* Information provided:
'''

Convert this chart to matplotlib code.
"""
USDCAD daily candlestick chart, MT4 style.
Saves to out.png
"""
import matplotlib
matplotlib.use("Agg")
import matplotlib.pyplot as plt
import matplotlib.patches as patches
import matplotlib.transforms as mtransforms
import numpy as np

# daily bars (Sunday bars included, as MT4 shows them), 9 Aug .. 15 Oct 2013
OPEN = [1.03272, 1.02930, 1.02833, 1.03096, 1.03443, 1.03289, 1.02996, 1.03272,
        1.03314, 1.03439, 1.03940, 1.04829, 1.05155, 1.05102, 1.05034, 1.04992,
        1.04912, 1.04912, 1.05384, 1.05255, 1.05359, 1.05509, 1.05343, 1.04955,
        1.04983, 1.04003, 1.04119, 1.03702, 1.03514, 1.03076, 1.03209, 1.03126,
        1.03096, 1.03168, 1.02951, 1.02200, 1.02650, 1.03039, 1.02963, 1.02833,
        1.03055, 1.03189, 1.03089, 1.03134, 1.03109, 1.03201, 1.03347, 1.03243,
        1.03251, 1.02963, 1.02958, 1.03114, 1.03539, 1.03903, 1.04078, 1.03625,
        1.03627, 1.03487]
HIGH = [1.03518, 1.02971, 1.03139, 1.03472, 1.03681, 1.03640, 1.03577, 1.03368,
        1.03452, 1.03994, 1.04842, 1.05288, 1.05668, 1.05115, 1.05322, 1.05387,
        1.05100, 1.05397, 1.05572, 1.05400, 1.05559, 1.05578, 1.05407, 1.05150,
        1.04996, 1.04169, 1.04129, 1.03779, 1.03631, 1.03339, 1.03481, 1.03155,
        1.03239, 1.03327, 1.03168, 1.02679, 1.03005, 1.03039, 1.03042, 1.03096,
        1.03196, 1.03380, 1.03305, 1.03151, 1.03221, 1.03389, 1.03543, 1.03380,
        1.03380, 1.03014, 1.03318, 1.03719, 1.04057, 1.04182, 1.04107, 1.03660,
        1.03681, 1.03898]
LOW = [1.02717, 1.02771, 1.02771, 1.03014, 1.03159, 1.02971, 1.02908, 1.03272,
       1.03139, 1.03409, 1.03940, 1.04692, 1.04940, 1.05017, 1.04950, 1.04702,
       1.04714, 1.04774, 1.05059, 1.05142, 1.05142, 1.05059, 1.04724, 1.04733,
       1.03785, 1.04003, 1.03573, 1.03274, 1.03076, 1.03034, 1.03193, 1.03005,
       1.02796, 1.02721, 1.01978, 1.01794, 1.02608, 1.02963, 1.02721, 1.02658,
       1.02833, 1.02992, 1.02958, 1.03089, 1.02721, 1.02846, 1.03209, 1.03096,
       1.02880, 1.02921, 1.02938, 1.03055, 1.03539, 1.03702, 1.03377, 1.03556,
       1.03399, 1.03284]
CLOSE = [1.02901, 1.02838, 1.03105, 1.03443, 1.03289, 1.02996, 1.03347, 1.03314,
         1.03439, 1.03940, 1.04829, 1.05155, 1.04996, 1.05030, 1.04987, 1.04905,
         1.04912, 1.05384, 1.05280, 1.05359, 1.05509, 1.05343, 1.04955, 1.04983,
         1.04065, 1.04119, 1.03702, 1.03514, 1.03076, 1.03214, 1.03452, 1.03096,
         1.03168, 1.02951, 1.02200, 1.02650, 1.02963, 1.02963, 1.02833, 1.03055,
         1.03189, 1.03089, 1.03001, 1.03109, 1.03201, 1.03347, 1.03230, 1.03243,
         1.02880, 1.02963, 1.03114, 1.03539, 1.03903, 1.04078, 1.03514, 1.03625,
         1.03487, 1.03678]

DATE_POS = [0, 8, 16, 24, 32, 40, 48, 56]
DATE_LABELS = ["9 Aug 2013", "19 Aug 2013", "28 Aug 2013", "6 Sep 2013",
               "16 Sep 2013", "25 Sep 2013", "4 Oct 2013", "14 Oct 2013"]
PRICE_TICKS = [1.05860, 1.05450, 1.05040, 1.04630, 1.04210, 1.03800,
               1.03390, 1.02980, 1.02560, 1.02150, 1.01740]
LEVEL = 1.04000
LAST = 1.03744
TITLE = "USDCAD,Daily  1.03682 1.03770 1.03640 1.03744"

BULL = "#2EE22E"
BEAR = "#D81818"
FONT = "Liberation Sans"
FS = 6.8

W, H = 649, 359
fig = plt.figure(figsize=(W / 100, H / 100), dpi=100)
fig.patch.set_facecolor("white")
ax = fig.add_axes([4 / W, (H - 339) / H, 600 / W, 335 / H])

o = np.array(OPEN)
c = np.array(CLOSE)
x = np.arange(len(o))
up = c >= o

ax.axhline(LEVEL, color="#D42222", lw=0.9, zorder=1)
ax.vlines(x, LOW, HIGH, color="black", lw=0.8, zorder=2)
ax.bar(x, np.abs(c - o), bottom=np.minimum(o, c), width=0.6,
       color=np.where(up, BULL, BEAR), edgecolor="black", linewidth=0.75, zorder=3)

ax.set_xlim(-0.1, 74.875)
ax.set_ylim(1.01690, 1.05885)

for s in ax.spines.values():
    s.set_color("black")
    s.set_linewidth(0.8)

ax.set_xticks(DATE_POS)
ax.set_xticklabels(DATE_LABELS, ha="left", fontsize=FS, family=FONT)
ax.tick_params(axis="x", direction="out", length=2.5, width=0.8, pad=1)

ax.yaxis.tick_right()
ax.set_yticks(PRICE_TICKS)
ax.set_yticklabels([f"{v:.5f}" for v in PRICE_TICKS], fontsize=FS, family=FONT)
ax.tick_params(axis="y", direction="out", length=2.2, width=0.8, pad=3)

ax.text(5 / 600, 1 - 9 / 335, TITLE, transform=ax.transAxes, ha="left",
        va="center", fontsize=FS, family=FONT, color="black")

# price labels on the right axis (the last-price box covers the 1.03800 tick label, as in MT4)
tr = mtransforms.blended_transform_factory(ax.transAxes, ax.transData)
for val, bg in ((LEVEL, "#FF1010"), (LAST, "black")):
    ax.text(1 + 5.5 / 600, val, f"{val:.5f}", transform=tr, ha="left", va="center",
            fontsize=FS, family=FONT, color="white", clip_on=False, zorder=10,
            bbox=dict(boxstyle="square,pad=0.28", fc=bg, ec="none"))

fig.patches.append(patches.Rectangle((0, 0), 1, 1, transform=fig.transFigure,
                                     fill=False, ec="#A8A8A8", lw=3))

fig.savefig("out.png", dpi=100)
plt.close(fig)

'''

* Work to complete:
Restate, word for word and with nothing added, the lines from the first line of the listing through the one where "import numpy as np" stands.

* Full solution:
Convert this chart to matplotlib code.
"""
USDCAD daily candlestick chart, MT4 style.
Saves to out.png
"""
import matplotlib
matplotlib.use("Agg")
import matplotlib.pyplot as plt
import matplotlib.patches as patches
import matplotlib.transforms as mtransforms
import numpy as np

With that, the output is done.